PNP gets 1st female 2-star general
MANILA, Philippines - The male-dominated Philippine National Police (PNP) now has its first woman two-star general in the person of Director Lina Sarmiento.
PNP chief Director General Nicanor Bartolome formally inducted into office Sarmiento, head of the Directorate for Police Community Relations (DPCR), after President Aquino approved the recommendation of Interior Secretary and National Police Commission chairman Jesse Robredo on her promotion.
Sarmiento is the first policewoman to get the two-star rank or police director (equivalent to a military major general) in the history of the PNP.
The newly promoted director thanked the President and Robredo and vowed to work harder to help the PNP regain the trust and confidence of the people.

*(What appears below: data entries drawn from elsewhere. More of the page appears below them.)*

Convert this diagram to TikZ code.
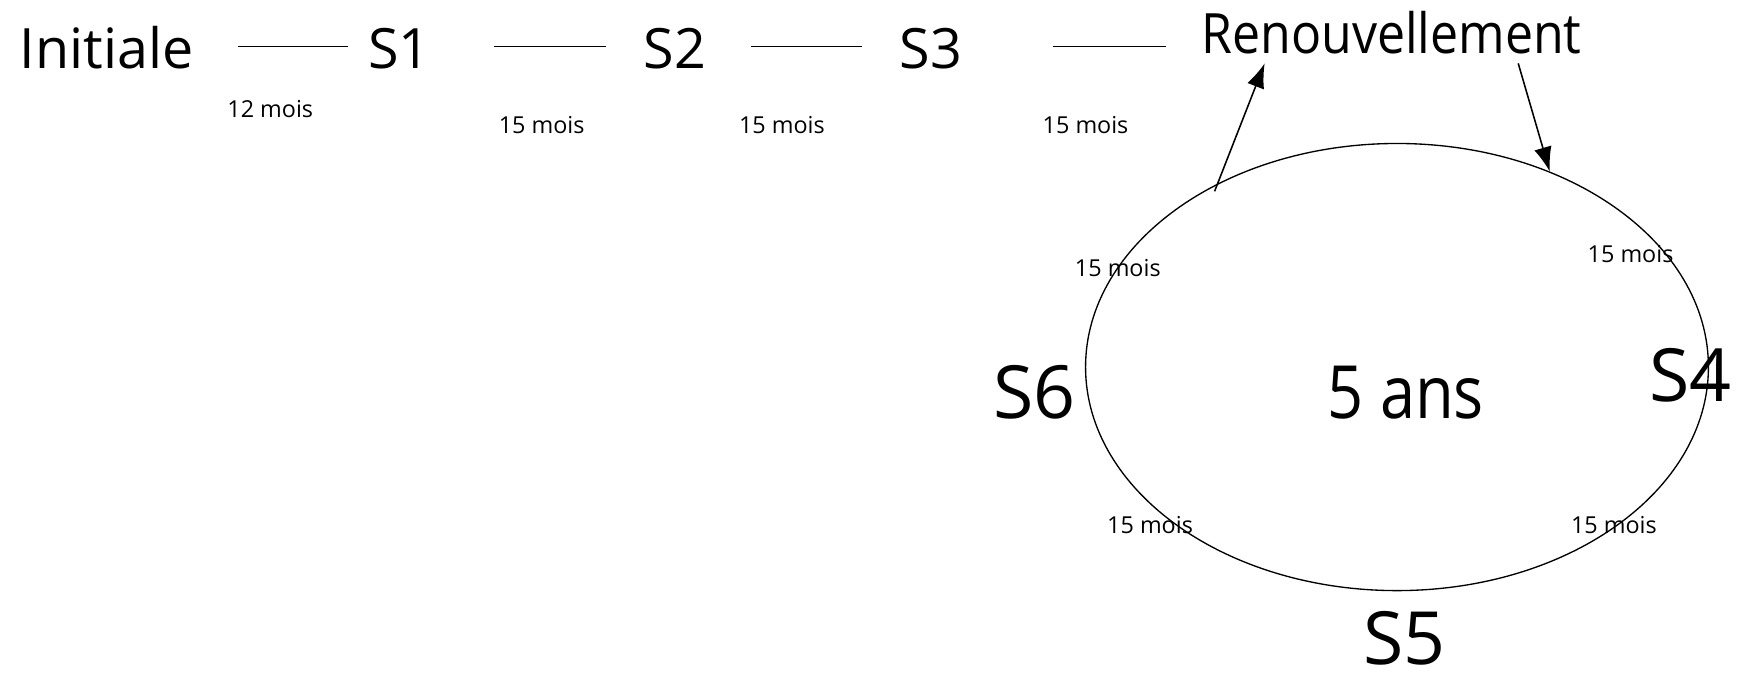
\documentclass[tikz,border=0pt]{standalone}
\usepackage{fontspec}
\setmainfont{Open Sans}
\usetikzlibrary{shapes.geometric,arrows.meta}
\begin{document}
\begin{tikzpicture}[x=0.5pt,y=-0.5pt,
  big/.style={inner sep=0pt,anchor=base,font=\fontsize{25}{30}\selectfont},
  huge/.style={inner sep=0pt,anchor=base,font=\fontsize{33}{40}\selectfont},
  small/.style={inner sep=0pt,anchor=base,font=\fontsize{10.5}{12}\selectfont},
  link/.style={line width=0.6pt},
  arr/.style={line width=0.7pt,-{Latex[length=11pt,width=8pt]}}]
\useasboundingbox (0,0) rectangle (1568,610);
% top row
\node[big] (init) at (96,62) {Initiale};
\node[big] (s1) at (359,62) {S1};
\node[big] (s2) at (607,62) {S2};
\node[big] (s3) at (837,62) {S3};
\node[big,font=\fontsize{25}{30}\selectfont\addfontfeatures{FakeStretch=0.9}] (renew) at (1251,48) {Renouvellement};
\node[small] (m1) at (243,106) {12 mois};
\node[small] (m2) at (487,120) {15 mois};
\node[small] (m3) at (703,120) {15 mois};
\node[small] (m4) at (976,120) {15 mois};
\coordinate (a1) at (214,42); \coordinate (b1) at (313,42);
\coordinate (a2) at (444,42); \coordinate (b2) at (545,42);
\coordinate (a3) at (675,42); \coordinate (b3) at (775,42);
\coordinate (a4) at (947,42); \coordinate (b4) at (1048,42);
\draw[link] (a1) -- (b1);
\draw[link] (a2) -- (b2);
\draw[link] (a3) -- (b3);
\draw[link] (a4) -- (b4);
% cycle
\node[draw,ellipse,line width=0.6pt,inner sep=0pt,minimum width=280pt,minimum height=201pt] (cycle) at (1256,330) {};
\node[huge,font=\fontsize{33}{40}\selectfont\addfontfeatures{FakeStretch=0.86}] (ans) at (1264,376) {5 ans};
\node[huge] (s6) at (930,376) {S6};
\node[huge] (s4) at (1520,361) {S4};
\node[huge] (s5) at (1263,597) {S5};
\node[small] (c1) at (1005,249) {15 mois};
\node[small] (c2) at (1466,236) {15 mois};
\node[small] (c3) at (1034,480) {15 mois};
\node[small] (c4) at (1451,480) {15 mois};
\coordinate (rl) at (1137,57);
\coordinate (rr) at (1365,57);
\coordinate (el) at (1092,172);
\draw[arr] (el) -- (rl);
\draw[arr] (rr) -- (cycle.52);
\end{tikzpicture}
\end{document}
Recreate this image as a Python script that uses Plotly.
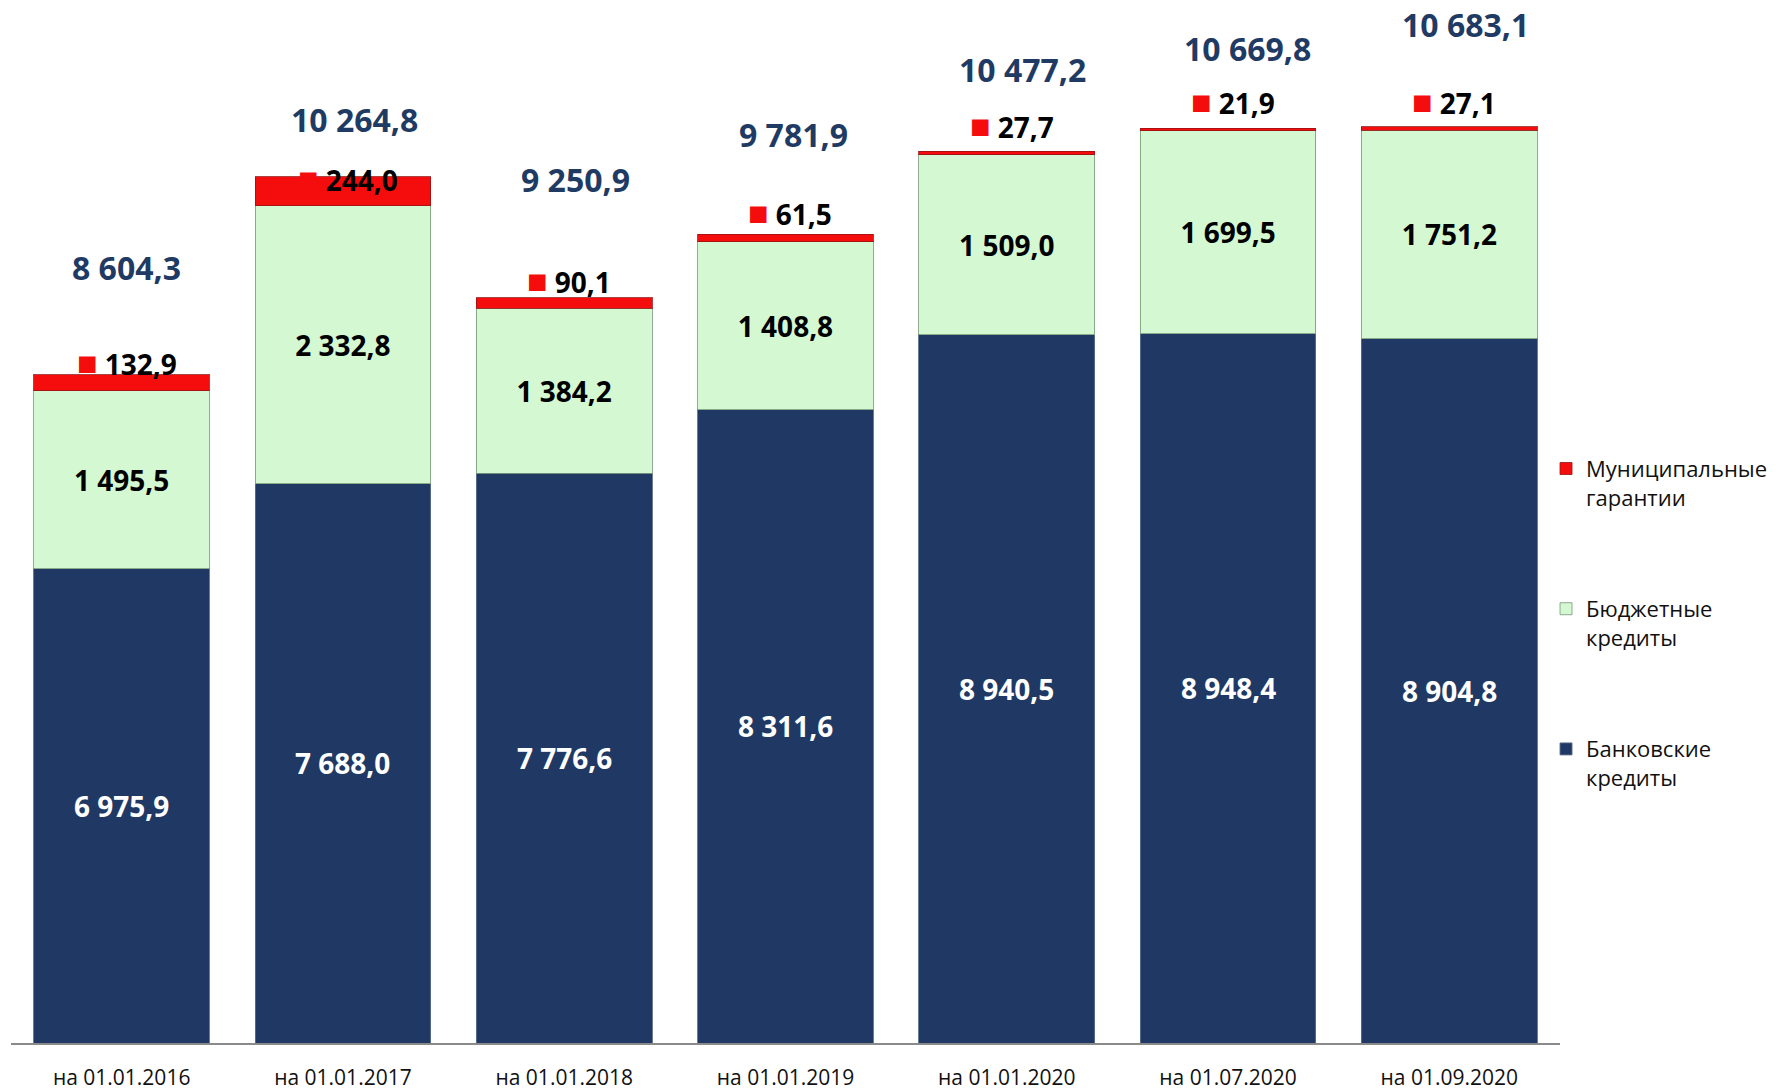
import plotly.graph_objects as go

categories = ["на 01.01.2016", "на 01.01.2017", "на 01.01.2018", "на 01.01.2019",
              "на 01.01.2020", "на 01.07.2020", "на 01.09.2020"]
bank_credits = [6975.9, 7688.0, 7776.6, 8311.6, 8940.5, 8948.4, 8904.8]
budget_credits = [1495.5, 2332.8, 1384.2, 1408.8, 1509.0, 1699.5, 1751.2]
municipal_guarantees = [132.9, 244.0, 90.1, 61.5, 27.7, 21.9, 27.1]
totals = [8604.3, 10264.8, 9250.9, 9781.9, 10477.2, 10669.8, 10683.1]

series_names = ["Банковские<br>кредиты", "Бюджетные<br>кредиты", "Муниципальные<br>гарантии"]

# label placement (pixel shifts above bar tops), style only
muni_label_shift = [13, -1, 18, 22, 26, 27, 26]
total_label_shift = [107, 57, 118, 100, 82, 80, 102]
total_label_xshift = [5, 12, 11, 8, 16, 19, 16]

Y_MIN, Y_MAX = 3000, 11000

FONT = "Open Sans"
NAVY = "#1f3964"
GREEN = "#d4f8d1"
RED = "#f50d0d"
TOTAL_COLOR = "#1f3b64"


def fmt(v):
    s = f"{v:,.1f}"
    return s.replace(",", " ").replace(".", ",")


fig = go.Figure()
fig.add_trace(go.Bar(
    x=categories, y=bank_credits, name=series_names[0], legendgroup="a", legendrank=3,
    marker=dict(color=NAVY, line=dict(color="rgba(90,110,140,0.9)", width=1)),
    textposition="none", cliponaxis=False,
))
fig.add_trace(go.Bar(
    x=categories, y=budget_credits, name=series_names[1], legendgroup="b", legendrank=2,
    marker=dict(color=GREEN, line=dict(color="rgba(120,150,120,0.8)", width=1)),
    texttemplate="%{y:,.1f}", textposition="inside", insidetextanchor="middle",
    textfont=dict(family=FONT, size=28, color="black", weight="bold"),
    textangle=0, cliponaxis=False,
))
fig.add_trace(go.Bar(
    x=categories, y=municipal_guarantees, name=series_names[2], legendgroup="c", legendrank=1,
    marker=dict(color=RED, line=dict(color="rgba(150,20,20,0.8)", width=1)),
    textposition="none", cliponaxis=False,
))

annotations = []
for i, cat in enumerate(categories):
    # bank credit label at the middle of the visible part of the bar
    annotations.append(dict(
        x=cat, y=(max(Y_MIN, 0) + bank_credits[i]) / 2, xref="x", yref="y", showarrow=False,
        text=fmt(bank_credits[i]),
        font=dict(family=FONT, size=28, color="white", weight="bold"),
        yanchor="middle",
    ))
    annotations.append(dict(
        x=cat, y=totals[i], xref="x", yref="y", showarrow=False,
        text=f"<span style='color:{RED};font-size:34px'>■</span> {fmt(municipal_guarantees[i])}",
        font=dict(family=FONT, size=28, color="black", weight="bold"),
        yanchor="middle", yshift=muni_label_shift[i], xshift=5,
    ))
    annotations.append(dict(
        x=cat, y=totals[i], xref="x", yref="y", showarrow=False,
        text=fmt(totals[i]),
        font=dict(family=FONT, size=32, color=TOTAL_COLOR, weight="bold"),
        yanchor="middle", yshift=total_label_shift[i], xshift=total_label_xshift[i],
    ))

fig.update_layout(
    width=1776, height=1090,
    barmode="stack", bargap=0.206,
    separators=", ",
    plot_bgcolor="white", paper_bgcolor="white",
    margin=dict(l=11, r=0, t=89, b=47, autoexpand=False),
    font=dict(family=FONT, color="black"),
    annotations=annotations,
    legend=dict(
        traceorder="grouped", x=0.8697, xanchor="left", y=0.624, yanchor="top",
        font=dict(family=FONT, size=22, color="#111"), tracegroupgap=80,
        valign="top", bgcolor="rgba(0,0,0,0)",
    ),
    showlegend=True,
)
fig.update_xaxes(
    domain=[0, 0.8776], automargin=False,
    showline=True, linecolor="#8a8a8a", linewidth=1.5,
    ticks="outside", ticklen=15, tickcolor="rgba(0,0,0,0)",
    tickfont=dict(family=FONT, size=21, color="#111"),
    range=[-0.5, 6.5], showgrid=False,
)
fig.update_yaxes(range=[Y_MIN, Y_MAX], visible=False, showgrid=False, automargin=False)

fig.write_html("out.html", config={"displayModeBar": False},
               post_script="document.body.style.margin='0';")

Sarmiento’s unit – DPCR – is in charge of police programs designed to bring the agency closer to the people.
Sarmiento joined the police service in 1990 as a forensic chemist and has since held various positions in the PNP Crime Laboratory, Directorate for Operations, Police Regional Office and the Philippine Drug Enforcement Agency (PDEA).
She was erstwhile Director of the PNP Human Rights Affairs Office (HRAO) and the Police Security and Protection Group (PSPG) before she was designated to her present position in the PNP Directorial Staff.
Sarmiento is one of two female star-rank officers currently serving in the PNP.
The other is Police Chief Superintendent Lorlie Arroyo, director of the PNP Crime Laboratory.
The 143,000-strong PNP has some 11,000 female police personnel assigned in regional offices and national support units.
During the same ceremony, Bartolome administered the oath of office to newly promoted Chief Superintendent Henry Rañola Jr., executive officer of the Directorate for Integrated Police Operations (DIPO) in the Visayas.
PNP spokesman Senior Superintendent Generoso Cerbo Jr. said members of the PNP officer corps and rank and file warmly welcome this latest promotion of senior officials.
Cerbo said the Senior Officers Placement and Promotion Board carefully evaluated the promotion of senior officers to the next rank based on merit, seniority and competence.
Not as good
Meanwhile, Bartolome said yesterday that some policemen have good marksmanship but not as good as that of world practical shooting champion Jethro Dionisio, a Filipino shooter who, along with other private gun enthusiasts, has been providing marksmanship training and donating ammunition for certain policemen.
Bartolome said Dionisio consistently topped international practical shooting competitions and many policemen could not match his prowess in the field of shooting and handling firearms.
“Jethro Dionisio is a world champion and perhaps he expects our policemen to be like him,” Bartolome said in reaction to Dionisio’s statement that more than 50 percent of policemen are having difficulty doing basic marksmanship.
Dionisio said the PNP leadership should provide additional budget for the training of its personnel, to ensure their efficiency and capability in shooting criminals.
“So far from my experience when I provided marksmanship training, about 50 percent had difficulty doing our basic training,” Dionisio said during the Defense & Sporting Arms Show pre-event press conference.